━━━ GIVEN INFORMATION ━━━

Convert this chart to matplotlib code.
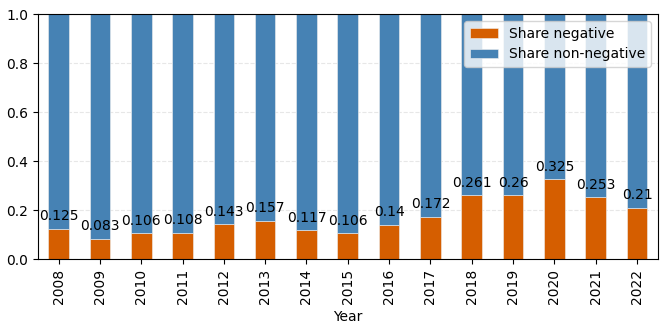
import matplotlib
matplotlib.use("Agg")
import matplotlib.pyplot as plt
import numpy as np

years = ["2008", "2009", "2010", "2011", "2012", "2013", "2014", "2015",
         "2016", "2017", "2018", "2019", "2020", "2021", "2022"]
share_negative = [0.125, 0.083, 0.106, 0.108, 0.143, 0.157, 0.117, 0.106,
                  0.14, 0.172, 0.261, 0.26, 0.325, 0.253, 0.21]
share_nonneg = [round(1 - v, 3) for v in share_negative]

fig = plt.figure(figsize=(6.65, 3.26), dpi=100)
ax = fig.add_axes([0.057, 0.205, 0.932, 0.752])

x = np.arange(len(years))
w = 0.5
ax.bar(x, share_negative, width=w, color="#d55e00", edgecolor="#f0f0f0",
       linewidth=0.4, label="Share negative", zorder=2)
ax.bar(x, share_nonneg, width=w, bottom=share_negative, color="#4682b4",
       edgecolor="#f0f0f0", linewidth=0.4, label="Share non-negative", zorder=2)

for xi, v in zip(x, share_negative):
    ax.annotate(f"{v:g}", (xi, v), xytext=(0, 4), textcoords="offset points",
                ha="center", va="bottom", fontsize=10, zorder=3)

ax.set_xlim(-0.5, len(years) - 0.5)
ax.set_ylim(0, 1.0)
ax.set_xticks(x)
ax.set_xticklabels(years, rotation=90)
ax.set_yticks([0, 0.2, 0.4, 0.6, 0.8, 1.0])
ax.set_xlabel("Year")
ax.grid(axis="y", linestyle="--", alpha=0.3, zorder=0)
ax.set_axisbelow(True)
ax.legend(loc="upper right")

fig.savefig("out.png", dpi=100)
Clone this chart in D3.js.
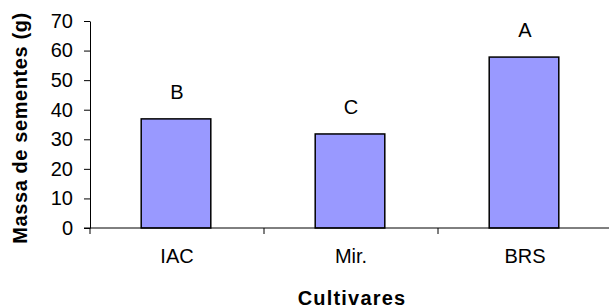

━━━

Pictures in the records above are not copied; print everything else exactly.

RESULT.
Convert this chart to matplotlib code.
import matplotlib
matplotlib.use("Agg")
import matplotlib.pyplot as plt
import numpy as np

years = ["2008", "2009", "2010", "2011", "2012", "2013", "2014", "2015",
         "2016", "2017", "2018", "2019", "2020", "2021", "2022"]
share_negative = [0.125, 0.083, 0.106, 0.108, 0.143, 0.157, 0.117, 0.106,
                  0.14, 0.172, 0.261, 0.26, 0.325, 0.253, 0.21]
share_nonneg = [round(1 - v, 3) for v in share_negative]

fig = plt.figure(figsize=(6.65, 3.26), dpi=100)
ax = fig.add_axes([0.057, 0.205, 0.932, 0.752])

x = np.arange(len(years))
w = 0.5
ax.bar(x, share_negative, width=w, color="#d55e00", edgecolor="#f0f0f0",
       linewidth=0.4, label="Share negative", zorder=2)
ax.bar(x, share_nonneg, width=w, bottom=share_negative, color="#4682b4",
       edgecolor="#f0f0f0", linewidth=0.4, label="Share non-negative", zorder=2)

for xi, v in zip(x, share_negative):
    ax.annotate(f"{v:g}", (xi, v), xytext=(0, 4), textcoords="offset points",
                ha="center", va="bottom", fontsize=10, zorder=3)

ax.set_xlim(-0.5, len(years) - 0.5)
ax.set_ylim(0, 1.0)
ax.set_xticks(x)
ax.set_xticklabels(years, rotation=90)
ax.set_yticks([0, 0.2, 0.4, 0.6, 0.8, 1.0])
ax.set_xlabel("Year")
ax.grid(axis="y", linestyle="--", alpha=0.3, zorder=0)
ax.set_axisbelow(True)
ax.legend(loc="upper right")

fig.savefig("out.png", dpi=100)
Clone this chart in D3.js.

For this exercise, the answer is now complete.